The two-year-old Affordable Connectivity Program, created as a part of the Democratic Party-led Bipartisan Infrastructure Law, looks like it will be coming to an end because of lack of funds. The program, which offers eligible households $30 per month toward their internet bills as well as small subsidies for laptops or tablets, has been in jeopardy since Republicans gained control in the House.
The Federal Communications Commission made the announcement on Monday, saying that it was starting to wind down the program earlier than previously expected because Congress is not providing necessary funds. This follows FCC Chair Jessica Rosenworcel’s repeated appeals and an additional request for $6 billion to keep the program running. According to the FCC, the program will run out of money by May.
In tandem with the FCC announcement, Rosenworcel sent a letter to members of Congress asking to fund the program that “now helps nearly 23 million households nationwide—in rural America, urban America, and everything in between—get online and stay online so that they have the high-speed internet service they need to fully participate in modern life.”
If Congress does not provide additional funding for the ACP in the near future, millions of households will lose the ACP benefit that they use to afford internet service. This also means that roughly 1,700 internet service providers will be affected by the termination of the ACP and may cut off service to households no longer supported by the program. Moreover, as the Administrator of the National Telecommunications and Information Administration previously informed Congress, losing the ACP would undermine the historic $42.5 billion Broadband Equity, Access, and Deployment Program, for which the ACP supports a stable customer base to help incentivize deployment in rural areas.
Unfortunately for millions of Americans, the Republican Party, which struggles to do the bare minimum to keep the country running, has long been attacking the program, with prominent Republicans calling it a part of a “reckless spending spree.” Sens. John Thune and Ted Cruz, joined by Reps. Cathy McMorris Rodgers and Bob Latta, recently claimed that a large number of the households benefiting from the ACP were “households that already had broadband prior to the subsidy.”
Unsurprisingly, those Republicans forgot to mention that many of those households had signed up for internet access under the Emergency Broadband Benefit Program, which the ACP superseded.
Also not surprising is the fact that the same Republicans attacking the infrastructure program that helps tens of millions of Americans make no mention of the trillions of dollars that continue to be lost due to their Trump-era tax breaks for the rich.
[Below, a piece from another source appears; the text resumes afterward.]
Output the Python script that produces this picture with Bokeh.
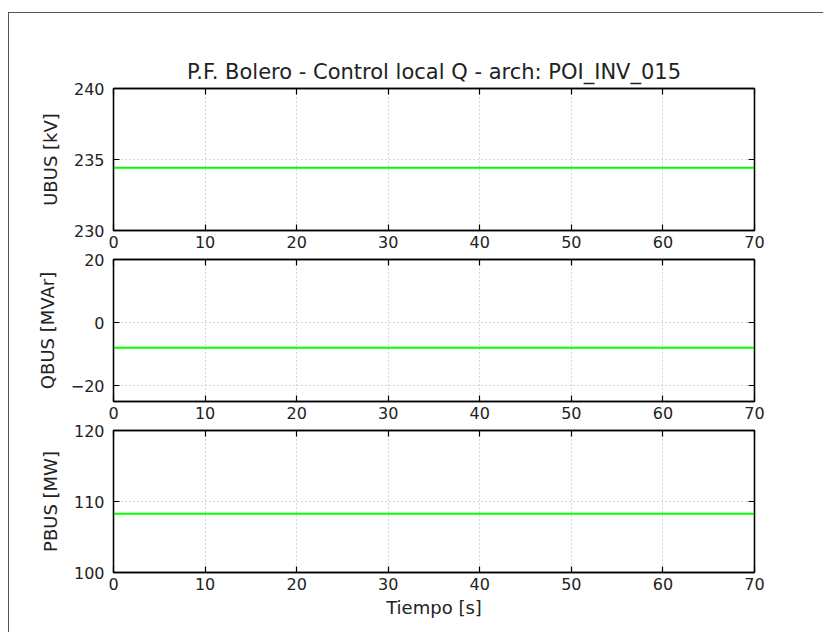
from bokeh.plotting import figure
from bokeh.layouts import column
from bokeh.models import LinearAxis, FixedTicker, CustomJSTickFormatter, Range1d
from bokeh.embed import file_html
from bokeh.resources import INLINE

# data
tiempo = [0, 10, 20, 30, 40, 50, 60, 70]
ubus = [234.42, 234.42, 234.42, 234.42, 234.42, 234.42, 234.42, 234.42]
qbus = [-8.0, -8.0, -8.0, -8.0, -8.0, -8.0, -8.0, -8.0]
pbus = [108.28, 108.28, 108.28, 108.28, 108.28, 108.28, 108.28, 108.28]

x_ticks = [0, 10, 20, 30, 40, 50, 60, 70]
u_ticks = [230, 235, 240]
q_ticks = [-20, 0, 20]
p_ticks = [100, 110, 120]

title_text = "P.F. Bolero - Control local Q - arch: POI_INV_015"
FONT = "DejaVu Sans"


def style_axis(ax, ticks, show_labels=True):
    ax.ticker = FixedTicker(ticks=ticks)
    ax.major_tick_in = 6
    ax.major_tick_out = 0
    ax.minor_tick_in = 0
    ax.minor_tick_out = 0
    ax.major_tick_line_color = "black"
    ax.major_tick_line_width = 1.2
    ax.axis_line_color = "black"
    ax.axis_line_width = 1.3
    ax.major_label_text_font = FONT
    ax.major_label_text_font_size = "16px"
    ax.major_label_text_color = "#222222"
    ax.axis_label_text_font = FONT
    ax.axis_label_text_font_size = "18px"
    ax.axis_label_text_font_style = "normal"
    ax.axis_label_text_color = "#222222"
    if not show_labels:
        ax.formatter = CustomJSTickFormatter(code="return ''")
        ax.major_label_standoff = 0
        ax.major_label_text_font_size = "1px"


def make_panel(y, yr, yticks, ylabel, btop, bbottom, title=None, xlabel=None, overlap=0):
    h = btop + 142 + bbottom
    p = figure(width=814, height=h, output_backend="svg", toolbar_location=None,
               x_range=Range1d(0, 70), y_range=Range1d(*yr),
               min_border_left=104, min_border_right=69,
               min_border_top=btop, min_border_bottom=bbottom,
               title=title)
    p.line(tiempo, y, line_color="#00ff00", line_width=2)
    style_axis(p.xaxis[0], x_ticks)
    style_axis(p.yaxis[0], yticks)
    p.xaxis[0].major_label_standoff = 5
    p.yaxis[0].major_label_standoff = 9
    p.yaxis[0].axis_label = ylabel
    p.yaxis[0].axis_label_standoff = 10
    if xlabel:
        p.xaxis[0].axis_label = xlabel
        p.xaxis[0].axis_label_standoff = 4
    top = LinearAxis()
    style_axis(top, x_ticks, show_labels=False)
    p.add_layout(top, "above")
    right = LinearAxis()
    style_axis(right, yticks, show_labels=False)
    p.add_layout(right, "right")
    for g in (p.xgrid[0], p.ygrid[0]):
        g.grid_line_color = "#b0b0b0"
        g.grid_line_dash = "1 3"
        g.grid_line_width = 1
    p.xgrid[0].ticker = FixedTicker(ticks=x_ticks)
    p.ygrid[0].ticker = FixedTicker(ticks=yticks)
    p.outline_line_color = "black"
    p.outline_line_width = 1.3
    p.background_fill_color = "white"
    p.border_fill_color = "white"
    if overlap:
        p.border_fill_alpha = 0
        p.styles = {"margin-top": f"-{overlap}px"}
    if title:
        p.title.align = "center"
        p.title.text_font = FONT
        p.title.text_font_size = "21px"
        p.title.text_font_style = "normal"
        p.title.text_color = "#222222"
        p.title.standoff = 9
    return p


p1 = make_panel(ubus, (230, 240), u_ticks, "UBUS [kV]", 75, 25, title=title_text)
p2 = make_panel(qbus, (-25, 20), q_ticks, "QBUS [MVAr]", 12, 25, overlap=8)
p3 = make_panel(pbus, (100, 120), p_ticks, "PBUS [MW]", 12, 60, xlabel="Tiempo [s]", overlap=8)

layout = column(p1, p2, p3, spacing=0,
                styles={"margin": "12px 0px 0px 8px", "border-top": "1px solid #555555",
                        "border-left": "1px solid #555555"})

open("out.html", "w").write(file_html(layout, INLINE))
When Democratic lawmakers launched the ACP in 2021, they created the largest internet affordability program in U.S. history. While almost the entire Republican Party voted against the infrastructure bill, the majority of Americans are happy when the government works for its citizens—whether they realize who is doing that work or not. Meanwhile, the previous Republican administration halted the expansion of broadband subsidies to low-income families.
There are fundamentally important differences between the two major political parties in our country and that fact bears repeating.